Freed from the concern with any and all electrical phenomena, the united group of electricians could pursue selected phenomena in far more detail, designing much special equipment for the task and employing it more stubbornly and systematically than electricians had ever done before. Both fact collection and theory articulation became highly directed activities. The effectiveness and efficiency of electrical research increased accordingly, providing evidence for a societal version of Francis Bacon’s acute methodological dictum: “Truth emerges more readily from error than from confusion.”

This sentiment resonates strongly with me. This is definitely true on a smaller scale: one tip for resolving confusion while studying that I picked up from Scott Young is to formulate a tentative hypothesis as soon as possible. It’s much faster to fix the problems with an initial guess than it is to re-read material until you get to the right answer in one step.

Conclusions

What are the practical ramifications of reading Structure?
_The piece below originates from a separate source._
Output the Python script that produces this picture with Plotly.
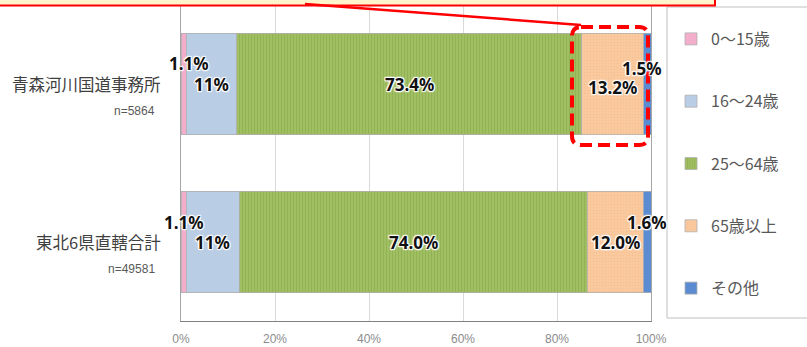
import plotly.graph_objects as go

categories = ["青森河川国道事務所", "東北6県直轄合計"]
sample_sizes = ["n=5864", "n=49581"]
series_names = ["0～15歳", "16～24歳", "25～64歳", "65歳以上", "その他"]
values = {
    "0～15歳": [1.1, 1.1],
    "16～24歳": [10.8, 11.3],
    "25～64歳": [73.4, 74.0],
    "65歳以上": [13.2, 12.0],
    "その他": [1.5, 1.6],
}
labels = {
    "0～15歳": ["1.1%", "1.1%"],
    "16～24歳": ["11%", "11%"],
    "25～64歳": ["73.4%", "74.0%"],
    "65歳以上": ["13.2%", "12.0%"],
    "その他": ["1.5%", "1.6%"],
}
x_ticks = [0, 20, 40, 60, 80, 100]
x_tick_text = ["0%", "20%", "40%", "60%", "80%", "100%"]

styles = {
    "0～15歳": dict(color="#F3AECB", pattern=dict(shape="", fgcolor="#E89AB8", bgcolor="#F3AECB")),
    "16～24歳": dict(color="#B9CDE5", pattern=dict(shape="")),
    "25～64歳": dict(color="#9BBB59", pattern=dict(shape="|", fgcolor="#86A646", bgcolor="#A0BF62", size=3, solidity=0.35)),
    "65歳以上": dict(color="#FAC699", pattern=dict(shape=".", fgcolor="#EDB688", bgcolor="#FAC99E", size=3, solidity=0.25)),
    "その他": dict(color="#5B8BD0", pattern=dict(shape="")),
}
# offsets for small labels (pixels)
label_shift = {
    "0～15歳": [(5, 21), (0, 20)],
    "16～24歳": [(0, 0), (0, 0)],
    "25～64歳": [(0, 0), (0, 0)],
    "65歳以上": [(0, -3), (0, 0)],
    "その他": [(-5, 16), (0, 20)],
}

fig = go.Figure()
for name in series_names:
    st = styles[name]
    fig.add_trace(go.Bar(
        name=name, y=categories, x=values[name], orientation="h",
        marker=dict(color=st["color"], pattern=st["pattern"],
                    line=dict(color="#B0B0B0", width=0.8)),
        legendgroup=name, hoverinfo="skip",
    ))

annotations = []
shadow = "1px 1px 1px #fff, -1px -1px 1px #fff, 1px -1px 1px #fff, -1px 1px 1px #fff, 0 0 3px #fff"
cum = [0.0] * len(categories)
for name in series_names:
    for i, cat in enumerate(categories):
        v = values[name][i]
        mid = cum[i] + v / 2
        cum[i] += v
        dx, dy = label_shift[name][i]
        annotations.append(dict(
            x=mid, y=cat, xref="x", yref="y", text=labels[name][i], showarrow=False,
            xshift=dx, yshift=dy,
            font=dict(family="Noto Sans, Liberation Sans, sans-serif", size=17, color="#111111",
                      weight="bold", shadow=shadow),
        ))

for i, cat in enumerate(categories):
    annotations.append(dict(
        x=-0.038, y=cat, xref="paper", yref="y", text=cat, showarrow=False,
        xanchor="right", yshift=0,
        font=dict(family="Noto Sans CJK JP", size=16.5, color="#404040"),
    ))
    annotations.append(dict(
        x=-0.051, y=cat, xref="paper", yref="y", text=sample_sizes[i], showarrow=False,
        xanchor="right", yshift=-27,
        font=dict(family="Liberation Sans, Arial", size=12, color="#595959"),
    ))

L, R, T, B = 181, 156, 5, 26
W, H = 807 - L - R, 347 - T - B

def px(x):
    return (x - L) / W

def py(y):
    return (347 - B - y) / H

x0, x1, y0, y1 = px(572), px(648), py(145), py(27)
rx, ry = 9 / W, 9 / H
box_path = (
    f"M {x0 + rx},{y1} L {x1 - rx},{y1} Q {x1},{y1} {x1},{y1 - ry} "
    f"L {x1},{y0 + ry} Q {x1},{y0} {x1 - rx},{y0} "
    f"L {x0 + rx},{y0} Q {x0},{y0} {x0},{y0 + ry} "
    f"L {x0},{y1 - ry} Q {x0},{y1} {x0 + rx},{y1} Z"
)

shapes = [
    # legend box
    dict(type="rect", xref="paper", yref="paper", x0=px(667), x1=px(815), y0=py(318), y1=py(7),
         line=dict(color="#BFBFBF", width=1), fillcolor="rgba(0,0,0,0)", layer="above"),
    # banner at top
    dict(type="rect", xref="paper", yref="paper", x0=px(-5), x1=px(715), y0=py(5.5), y1=py(-10),
         line=dict(color="#FF0000", width=2), fillcolor="#FFF4CC", layer="above"),
    # connector line
    dict(type="line", xref="paper", yref="paper", x0=px(305), y0=py(4), x1=px(581), y1=py(25),
         line=dict(color="#FF0000", width=2.5), layer="above"),
    # dashed rounded highlight
    dict(type="path", xref="paper", yref="paper", path=box_path,
         line=dict(color="#FF0000", width=4, dash="12px,6px"), layer="above"),
]

fig.update_layout(
    barmode="stack",
    bargap=0.36,
    width=807, height=347,
    margin=dict(l=L, r=R, t=T, b=B, pad=0, autoexpand=False),
    paper_bgcolor="white", plot_bgcolor="white",
    showlegend=True,
    legend=dict(x=px(671), y=py(22), xanchor="left", yanchor="top",
                font=dict(family="Noto Sans CJK JP", size=16, color="#595959"),
                tracegroupgap=38.5, bgcolor="rgba(0,0,0,0)", borderwidth=0,
                traceorder="grouped"),
    xaxis=dict(range=[0, 100], tickvals=x_ticks, ticktext=x_tick_text, automargin=False,
               showgrid=True, gridcolor="#D9D9D9", gridwidth=1, zeroline=False,
               showline=True, linecolor="#808080", linewidth=1, mirror=True,
               tickfont=dict(family="Liberation Sans, Arial", size=12, color="#8C8C8C"),
               ticklabelstandoff=7),
    yaxis=dict(categoryorder="array", categoryarray=categories, autorange="reversed",
               automargin=False,
               showticklabels=False, showgrid=False, zeroline=False,
               showline=True, linecolor="#A6A6A6", linewidth=1, mirror=True),
    annotations=annotations,
    shapes=shapes,
)

fig.write_html("out.html")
When I wrote this review in 2018, it made me think we should aim for more diversity of intellectual experience in AI safety. Instead of encouraging people to go into safety straight away, maybe it would be better to have them study something else for a while, then come into safety later. Otherwise they’ll learn reinforcement learning and be locked into that way of thinking.

In 2021, though - again, I’m not so sure about these old thoughts. I’m not sure people really are that inflexible. I’ve seen colleagues at DeepMind grapple enthusiastically with, say, Cartesian Frames - about as different from the standard view of RL as you can get.

So to wrap up this old draft I’ll say: I’m not sure Structure really does have any practical implications. But it’s definitely a fascinating read; so if you’ve run out of other things to do during lockdown, I highly recommend it.